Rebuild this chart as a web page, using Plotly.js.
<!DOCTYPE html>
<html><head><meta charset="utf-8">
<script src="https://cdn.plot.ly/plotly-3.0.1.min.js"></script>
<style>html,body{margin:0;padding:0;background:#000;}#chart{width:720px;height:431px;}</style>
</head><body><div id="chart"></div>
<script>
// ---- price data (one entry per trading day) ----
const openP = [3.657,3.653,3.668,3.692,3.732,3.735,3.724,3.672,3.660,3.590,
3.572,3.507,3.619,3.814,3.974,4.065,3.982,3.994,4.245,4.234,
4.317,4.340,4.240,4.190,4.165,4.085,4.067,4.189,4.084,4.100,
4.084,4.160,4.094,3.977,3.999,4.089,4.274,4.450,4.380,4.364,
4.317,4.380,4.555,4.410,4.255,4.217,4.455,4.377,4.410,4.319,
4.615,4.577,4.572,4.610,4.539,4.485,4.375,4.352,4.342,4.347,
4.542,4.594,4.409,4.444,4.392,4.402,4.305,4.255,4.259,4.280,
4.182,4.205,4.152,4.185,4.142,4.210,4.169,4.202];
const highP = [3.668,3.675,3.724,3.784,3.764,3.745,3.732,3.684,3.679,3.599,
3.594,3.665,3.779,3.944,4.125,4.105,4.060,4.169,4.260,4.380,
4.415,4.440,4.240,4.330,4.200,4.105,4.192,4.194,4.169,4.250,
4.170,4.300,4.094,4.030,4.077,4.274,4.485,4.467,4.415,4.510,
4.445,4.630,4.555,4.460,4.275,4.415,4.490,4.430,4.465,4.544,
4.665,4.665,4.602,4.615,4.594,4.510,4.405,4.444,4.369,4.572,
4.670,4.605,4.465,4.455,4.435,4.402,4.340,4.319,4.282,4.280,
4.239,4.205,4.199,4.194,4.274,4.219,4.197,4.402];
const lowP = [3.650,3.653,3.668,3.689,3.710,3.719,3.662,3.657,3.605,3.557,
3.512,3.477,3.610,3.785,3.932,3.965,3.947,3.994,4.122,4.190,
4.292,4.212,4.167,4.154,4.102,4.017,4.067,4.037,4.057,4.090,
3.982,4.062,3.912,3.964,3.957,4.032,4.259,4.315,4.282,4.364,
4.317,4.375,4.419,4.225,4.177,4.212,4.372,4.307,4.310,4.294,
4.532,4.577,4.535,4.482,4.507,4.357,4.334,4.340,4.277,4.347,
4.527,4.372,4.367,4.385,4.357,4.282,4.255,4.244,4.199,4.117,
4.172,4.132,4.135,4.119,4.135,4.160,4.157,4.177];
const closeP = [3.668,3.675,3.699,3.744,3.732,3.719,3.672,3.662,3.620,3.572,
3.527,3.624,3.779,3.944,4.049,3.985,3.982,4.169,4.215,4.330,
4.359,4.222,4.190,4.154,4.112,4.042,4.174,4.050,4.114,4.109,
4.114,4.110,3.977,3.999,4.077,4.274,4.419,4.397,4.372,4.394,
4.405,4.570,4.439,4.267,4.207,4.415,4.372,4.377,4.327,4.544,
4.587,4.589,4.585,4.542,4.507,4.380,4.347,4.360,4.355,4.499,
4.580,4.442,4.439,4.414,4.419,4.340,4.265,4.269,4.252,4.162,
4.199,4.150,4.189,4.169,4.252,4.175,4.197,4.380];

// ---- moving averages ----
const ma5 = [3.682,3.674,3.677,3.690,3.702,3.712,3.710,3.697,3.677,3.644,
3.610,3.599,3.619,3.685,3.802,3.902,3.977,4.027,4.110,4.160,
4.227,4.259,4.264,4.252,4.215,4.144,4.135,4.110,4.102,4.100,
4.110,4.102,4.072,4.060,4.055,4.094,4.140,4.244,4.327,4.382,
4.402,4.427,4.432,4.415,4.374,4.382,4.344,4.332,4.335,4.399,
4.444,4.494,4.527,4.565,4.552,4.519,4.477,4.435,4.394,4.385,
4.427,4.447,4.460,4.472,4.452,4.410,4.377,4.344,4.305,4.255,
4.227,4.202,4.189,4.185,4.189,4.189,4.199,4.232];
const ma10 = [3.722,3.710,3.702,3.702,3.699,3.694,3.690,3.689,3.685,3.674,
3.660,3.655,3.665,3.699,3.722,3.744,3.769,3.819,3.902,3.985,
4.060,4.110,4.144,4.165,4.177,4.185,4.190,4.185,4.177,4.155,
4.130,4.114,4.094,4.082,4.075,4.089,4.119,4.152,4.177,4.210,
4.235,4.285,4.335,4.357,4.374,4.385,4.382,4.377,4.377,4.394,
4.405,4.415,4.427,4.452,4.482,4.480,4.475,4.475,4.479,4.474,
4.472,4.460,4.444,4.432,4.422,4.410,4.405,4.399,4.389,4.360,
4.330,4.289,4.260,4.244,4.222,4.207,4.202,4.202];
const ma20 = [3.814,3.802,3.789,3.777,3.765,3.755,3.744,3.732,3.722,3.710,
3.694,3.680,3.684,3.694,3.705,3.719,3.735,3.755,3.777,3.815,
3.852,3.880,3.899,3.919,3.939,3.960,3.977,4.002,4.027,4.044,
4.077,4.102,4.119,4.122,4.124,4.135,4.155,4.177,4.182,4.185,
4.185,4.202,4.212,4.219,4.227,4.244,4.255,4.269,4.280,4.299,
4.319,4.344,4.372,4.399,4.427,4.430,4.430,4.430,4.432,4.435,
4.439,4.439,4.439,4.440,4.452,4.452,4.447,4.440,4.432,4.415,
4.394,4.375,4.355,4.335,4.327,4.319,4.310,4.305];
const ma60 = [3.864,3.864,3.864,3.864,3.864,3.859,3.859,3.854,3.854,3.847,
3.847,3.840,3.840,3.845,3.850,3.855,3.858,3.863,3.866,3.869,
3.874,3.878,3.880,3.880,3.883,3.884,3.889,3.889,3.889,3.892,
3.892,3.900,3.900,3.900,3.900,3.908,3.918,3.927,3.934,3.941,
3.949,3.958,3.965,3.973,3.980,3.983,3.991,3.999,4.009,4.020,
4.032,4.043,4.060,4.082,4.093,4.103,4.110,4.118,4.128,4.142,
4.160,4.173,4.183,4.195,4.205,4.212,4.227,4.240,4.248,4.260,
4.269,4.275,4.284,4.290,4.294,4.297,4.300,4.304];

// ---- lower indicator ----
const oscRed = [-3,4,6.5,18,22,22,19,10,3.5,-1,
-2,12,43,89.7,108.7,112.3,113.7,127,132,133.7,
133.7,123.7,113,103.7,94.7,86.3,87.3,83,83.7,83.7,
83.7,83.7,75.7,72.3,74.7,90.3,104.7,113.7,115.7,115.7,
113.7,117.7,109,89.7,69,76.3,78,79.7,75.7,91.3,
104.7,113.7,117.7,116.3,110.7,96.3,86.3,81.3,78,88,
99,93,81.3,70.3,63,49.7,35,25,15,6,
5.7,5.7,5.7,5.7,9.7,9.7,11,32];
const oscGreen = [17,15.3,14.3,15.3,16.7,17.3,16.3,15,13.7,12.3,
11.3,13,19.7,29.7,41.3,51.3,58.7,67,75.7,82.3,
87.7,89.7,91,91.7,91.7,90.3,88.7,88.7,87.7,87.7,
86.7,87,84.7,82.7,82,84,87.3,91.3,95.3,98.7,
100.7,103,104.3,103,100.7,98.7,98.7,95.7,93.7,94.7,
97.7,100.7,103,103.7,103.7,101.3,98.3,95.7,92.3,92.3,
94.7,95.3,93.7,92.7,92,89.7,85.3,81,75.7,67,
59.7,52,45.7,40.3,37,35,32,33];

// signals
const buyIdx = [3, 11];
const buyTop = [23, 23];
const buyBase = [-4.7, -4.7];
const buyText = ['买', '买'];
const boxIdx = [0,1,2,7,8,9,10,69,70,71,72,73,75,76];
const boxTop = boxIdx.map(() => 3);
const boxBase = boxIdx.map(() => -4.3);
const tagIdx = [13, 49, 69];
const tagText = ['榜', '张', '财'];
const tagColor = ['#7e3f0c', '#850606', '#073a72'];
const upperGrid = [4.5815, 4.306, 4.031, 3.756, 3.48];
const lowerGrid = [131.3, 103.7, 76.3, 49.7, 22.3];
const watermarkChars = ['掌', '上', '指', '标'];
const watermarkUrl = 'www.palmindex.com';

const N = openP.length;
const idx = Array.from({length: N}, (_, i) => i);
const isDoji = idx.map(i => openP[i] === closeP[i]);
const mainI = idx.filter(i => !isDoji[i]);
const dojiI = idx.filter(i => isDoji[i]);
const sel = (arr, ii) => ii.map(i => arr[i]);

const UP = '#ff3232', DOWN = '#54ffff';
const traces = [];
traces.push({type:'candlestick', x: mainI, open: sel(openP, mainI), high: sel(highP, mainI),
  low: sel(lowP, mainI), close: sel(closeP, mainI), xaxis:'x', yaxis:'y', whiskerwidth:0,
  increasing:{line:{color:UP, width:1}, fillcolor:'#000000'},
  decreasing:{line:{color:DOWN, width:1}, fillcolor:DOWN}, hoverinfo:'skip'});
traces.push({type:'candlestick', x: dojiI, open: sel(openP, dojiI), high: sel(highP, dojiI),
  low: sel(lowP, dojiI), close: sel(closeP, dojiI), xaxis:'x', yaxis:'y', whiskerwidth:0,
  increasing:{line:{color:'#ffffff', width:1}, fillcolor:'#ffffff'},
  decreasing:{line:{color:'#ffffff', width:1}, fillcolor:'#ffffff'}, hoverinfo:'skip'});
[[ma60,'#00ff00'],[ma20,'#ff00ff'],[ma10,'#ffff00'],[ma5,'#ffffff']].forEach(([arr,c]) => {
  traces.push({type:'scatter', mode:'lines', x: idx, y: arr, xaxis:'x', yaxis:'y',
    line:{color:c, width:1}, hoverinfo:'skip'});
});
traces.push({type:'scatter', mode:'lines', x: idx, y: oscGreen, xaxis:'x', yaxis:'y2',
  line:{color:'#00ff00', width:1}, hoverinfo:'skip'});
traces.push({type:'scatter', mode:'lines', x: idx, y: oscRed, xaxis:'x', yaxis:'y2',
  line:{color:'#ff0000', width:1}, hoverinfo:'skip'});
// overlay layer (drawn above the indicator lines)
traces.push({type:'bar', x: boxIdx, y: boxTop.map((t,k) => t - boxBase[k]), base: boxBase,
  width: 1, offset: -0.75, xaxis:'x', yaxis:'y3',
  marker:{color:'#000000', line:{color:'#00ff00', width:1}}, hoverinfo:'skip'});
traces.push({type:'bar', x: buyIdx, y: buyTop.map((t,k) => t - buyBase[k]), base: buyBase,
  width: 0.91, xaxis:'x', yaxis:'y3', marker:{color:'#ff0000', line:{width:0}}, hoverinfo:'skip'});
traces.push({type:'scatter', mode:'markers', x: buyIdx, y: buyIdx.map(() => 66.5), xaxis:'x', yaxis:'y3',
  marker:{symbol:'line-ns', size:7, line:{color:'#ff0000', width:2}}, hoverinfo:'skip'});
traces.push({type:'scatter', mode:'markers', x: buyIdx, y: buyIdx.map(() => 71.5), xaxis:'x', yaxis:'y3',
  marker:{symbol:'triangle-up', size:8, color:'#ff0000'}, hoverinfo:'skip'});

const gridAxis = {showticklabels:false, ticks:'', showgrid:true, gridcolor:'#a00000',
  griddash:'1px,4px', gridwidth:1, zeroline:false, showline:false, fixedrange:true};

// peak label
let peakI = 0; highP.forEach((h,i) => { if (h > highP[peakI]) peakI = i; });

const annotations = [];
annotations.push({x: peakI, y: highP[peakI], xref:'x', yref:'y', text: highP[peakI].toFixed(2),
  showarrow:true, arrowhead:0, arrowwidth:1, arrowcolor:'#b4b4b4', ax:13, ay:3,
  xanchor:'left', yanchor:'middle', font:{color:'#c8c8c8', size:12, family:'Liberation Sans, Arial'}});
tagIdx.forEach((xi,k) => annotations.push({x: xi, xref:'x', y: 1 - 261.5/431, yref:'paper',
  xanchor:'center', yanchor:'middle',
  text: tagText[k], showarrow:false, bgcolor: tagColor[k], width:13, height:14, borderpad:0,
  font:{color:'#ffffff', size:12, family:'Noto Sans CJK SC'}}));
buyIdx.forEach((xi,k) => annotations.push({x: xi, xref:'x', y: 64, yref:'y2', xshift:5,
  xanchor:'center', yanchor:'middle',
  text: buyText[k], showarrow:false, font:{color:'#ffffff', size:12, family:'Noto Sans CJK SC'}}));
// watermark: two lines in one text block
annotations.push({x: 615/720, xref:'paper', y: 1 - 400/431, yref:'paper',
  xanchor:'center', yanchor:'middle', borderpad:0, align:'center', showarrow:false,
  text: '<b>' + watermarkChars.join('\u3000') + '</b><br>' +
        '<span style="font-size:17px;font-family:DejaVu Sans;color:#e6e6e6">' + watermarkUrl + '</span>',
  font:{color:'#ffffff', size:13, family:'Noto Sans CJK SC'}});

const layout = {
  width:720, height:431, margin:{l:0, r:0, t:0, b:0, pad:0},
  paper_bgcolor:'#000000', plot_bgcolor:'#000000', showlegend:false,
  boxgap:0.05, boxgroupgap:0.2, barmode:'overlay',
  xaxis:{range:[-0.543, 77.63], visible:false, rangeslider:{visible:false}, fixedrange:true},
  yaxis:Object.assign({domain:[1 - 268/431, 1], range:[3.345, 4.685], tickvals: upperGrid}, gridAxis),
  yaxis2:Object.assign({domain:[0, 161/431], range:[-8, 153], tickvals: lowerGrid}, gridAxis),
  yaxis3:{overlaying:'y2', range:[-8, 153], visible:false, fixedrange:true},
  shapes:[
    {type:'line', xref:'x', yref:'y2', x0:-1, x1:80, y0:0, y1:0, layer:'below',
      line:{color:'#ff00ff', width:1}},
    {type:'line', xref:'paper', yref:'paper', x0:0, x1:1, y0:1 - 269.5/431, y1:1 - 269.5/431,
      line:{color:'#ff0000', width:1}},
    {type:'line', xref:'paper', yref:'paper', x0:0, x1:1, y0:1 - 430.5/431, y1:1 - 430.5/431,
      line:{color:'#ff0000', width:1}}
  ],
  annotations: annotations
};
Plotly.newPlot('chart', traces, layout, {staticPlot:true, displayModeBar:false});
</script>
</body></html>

### Exercise instructions
Exactly repeat the lines running from the top of the listing to the line bearing "4.199,4.150,4.189,4.169,4.252,4.175,4.197,4.380];", both of those lines included, and only them.

### Response to the task
Rebuild this chart as a web page, using Plotly.js.
<!DOCTYPE html>
<html><head><meta charset="utf-8">
<script src="https://cdn.plot.ly/plotly-3.0.1.min.js"></script>
<style>html,body{margin:0;padding:0;background:#000;}#chart{width:720px;height:431px;}</style>
</head><body><div id="chart"></div>
<script>
// ---- price data (one entry per trading day) ----
const openP = [3.657,3.653,3.668,3.692,3.732,3.735,3.724,3.672,3.660,3.590,
3.572,3.507,3.619,3.814,3.974,4.065,3.982,3.994,4.245,4.234,
4.317,4.340,4.240,4.190,4.165,4.085,4.067,4.189,4.084,4.100,
4.084,4.160,4.094,3.977,3.999,4.089,4.274,4.450,4.380,4.364,
4.317,4.380,4.555,4.410,4.255,4.217,4.455,4.377,4.410,4.319,
4.615,4.577,4.572,4.610,4.539,4.485,4.375,4.352,4.342,4.347,
4.542,4.594,4.409,4.444,4.392,4.402,4.305,4.255,4.259,4.280,
4.182,4.205,4.152,4.185,4.142,4.210,4.169,4.202];
const highP = [3.668,3.675,3.724,3.784,3.764,3.745,3.732,3.684,3.679,3.599,
3.594,3.665,3.779,3.944,4.125,4.105,4.060,4.169,4.260,4.380,
4.415,4.440,4.240,4.330,4.200,4.105,4.192,4.194,4.169,4.250,
4.170,4.300,4.094,4.030,4.077,4.274,4.485,4.467,4.415,4.510,
4.445,4.630,4.555,4.460,4.275,4.415,4.490,4.430,4.465,4.544,
4.665,4.665,4.602,4.615,4.594,4.510,4.405,4.444,4.369,4.572,
4.670,4.605,4.465,4.455,4.435,4.402,4.340,4.319,4.282,4.280,
4.239,4.205,4.199,4.194,4.274,4.219,4.197,4.402];
const lowP = [3.650,3.653,3.668,3.689,3.710,3.719,3.662,3.657,3.605,3.557,
3.512,3.477,3.610,3.785,3.932,3.965,3.947,3.994,4.122,4.190,
4.292,4.212,4.167,4.154,4.102,4.017,4.067,4.037,4.057,4.090,
3.982,4.062,3.912,3.964,3.957,4.032,4.259,4.315,4.282,4.364,
4.317,4.375,4.419,4.225,4.177,4.212,4.372,4.307,4.310,4.294,
4.532,4.577,4.535,4.482,4.507,4.357,4.334,4.340,4.277,4.347,
4.527,4.372,4.367,4.385,4.357,4.282,4.255,4.244,4.199,4.117,
4.172,4.132,4.135,4.119,4.135,4.160,4.157,4.177];
const closeP = [3.668,3.675,3.699,3.744,3.732,3.719,3.672,3.662,3.620,3.572,
3.527,3.624,3.779,3.944,4.049,3.985,3.982,4.169,4.215,4.330,
4.359,4.222,4.190,4.154,4.112,4.042,4.174,4.050,4.114,4.109,
4.114,4.110,3.977,3.999,4.077,4.274,4.419,4.397,4.372,4.394,
4.405,4.570,4.439,4.267,4.207,4.415,4.372,4.377,4.327,4.544,
4.587,4.589,4.585,4.542,4.507,4.380,4.347,4.360,4.355,4.499,
4.580,4.442,4.439,4.414,4.419,4.340,4.265,4.269,4.252,4.162,
4.199,4.150,4.189,4.169,4.252,4.175,4.197,4.380];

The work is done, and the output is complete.